** start of PROVIDED DATA **

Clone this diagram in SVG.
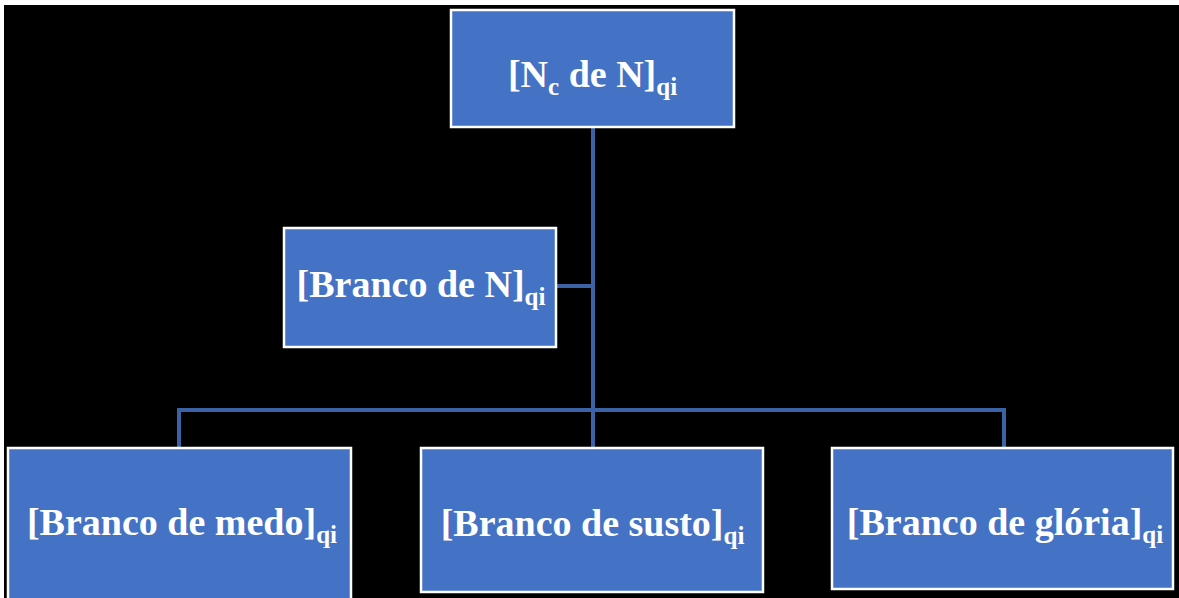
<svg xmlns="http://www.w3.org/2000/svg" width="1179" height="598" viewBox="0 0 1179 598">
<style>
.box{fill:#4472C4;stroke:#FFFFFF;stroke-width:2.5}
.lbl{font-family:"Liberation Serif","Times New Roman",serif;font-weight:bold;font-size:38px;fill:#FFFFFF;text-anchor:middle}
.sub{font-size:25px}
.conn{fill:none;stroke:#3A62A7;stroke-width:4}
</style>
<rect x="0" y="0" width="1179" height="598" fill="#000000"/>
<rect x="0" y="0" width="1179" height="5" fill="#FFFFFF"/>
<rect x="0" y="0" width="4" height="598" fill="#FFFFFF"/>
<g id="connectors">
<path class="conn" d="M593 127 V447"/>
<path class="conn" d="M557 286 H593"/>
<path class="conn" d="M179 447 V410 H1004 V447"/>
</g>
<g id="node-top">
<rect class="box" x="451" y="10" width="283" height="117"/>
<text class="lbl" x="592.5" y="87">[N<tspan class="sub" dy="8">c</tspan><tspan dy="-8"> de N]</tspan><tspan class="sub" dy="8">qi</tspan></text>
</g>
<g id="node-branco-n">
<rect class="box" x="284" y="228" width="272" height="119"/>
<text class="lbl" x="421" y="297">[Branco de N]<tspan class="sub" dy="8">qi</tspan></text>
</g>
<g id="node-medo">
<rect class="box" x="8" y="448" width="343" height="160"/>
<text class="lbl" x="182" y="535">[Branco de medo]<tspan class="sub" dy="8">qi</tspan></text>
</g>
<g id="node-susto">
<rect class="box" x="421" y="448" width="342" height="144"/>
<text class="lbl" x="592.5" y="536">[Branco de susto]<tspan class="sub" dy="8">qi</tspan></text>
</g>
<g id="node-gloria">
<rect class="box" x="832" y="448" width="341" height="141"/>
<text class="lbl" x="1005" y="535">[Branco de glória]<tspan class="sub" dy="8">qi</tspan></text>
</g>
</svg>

** end of PROVIDED DATA **

• _TASK STATEMENT_:
Restate the listing above word for word, and skip the pictures.

• _OUTPUT BELOW_:
Clone this diagram in SVG.
<svg xmlns="http://www.w3.org/2000/svg" width="1179" height="598" viewBox="0 0 1179 598">
<style>
.box{fill:#4472C4;stroke:#FFFFFF;stroke-width:2.5}
.lbl{font-family:"Liberation Serif","Times New Roman",serif;font-weight:bold;font-size:38px;fill:#FFFFFF;text-anchor:middle}
.sub{font-size:25px}
.conn{fill:none;stroke:#3A62A7;stroke-width:4}
</style>
<rect x="0" y="0" width="1179" height="598" fill="#000000"/>
<rect x="0" y="0" width="1179" height="5" fill="#FFFFFF"/>
<rect x="0" y="0" width="4" height="598" fill="#FFFFFF"/>
<g id="connectors">
<path class="conn" d="M593 127 V447"/>
<path class="conn" d="M557 286 H593"/>
<path class="conn" d="M179 447 V410 H1004 V447"/>
</g>
<g id="node-top">
<rect class="box" x="451" y="10" width="283" height="117"/>
<text class="lbl" x="592.5" y="87">[N<tspan class="sub" dy="8">c</tspan><tspan dy="-8"> de N]</tspan><tspan class="sub" dy="8">qi</tspan></text>
</g>
<g id="node-branco-n">
<rect class="box" x="284" y="228" width="272" height="119"/>
<text class="lbl" x="421" y="297">[Branco de N]<tspan class="sub" dy="8">qi</tspan></text>
</g>
<g id="node-medo">
<rect class="box" x="8" y="448" width="343" height="160"/>
<text class="lbl" x="182" y="535">[Branco de medo]<tspan class="sub" dy="8">qi</tspan></text>
</g>
<g id="node-susto">
<rect class="box" x="421" y="448" width="342" height="144"/>
<text class="lbl" x="592.5" y="536">[Branco de susto]<tspan class="sub" dy="8">qi</tspan></text>
</g>
<g id="node-gloria">
<rect class="box" x="832" y="448" width="341" height="141"/>
<text class="lbl" x="1005" y="535">[Branco de glória]<tspan class="sub" dy="8">qi</tspan></text>
</g>
</svg>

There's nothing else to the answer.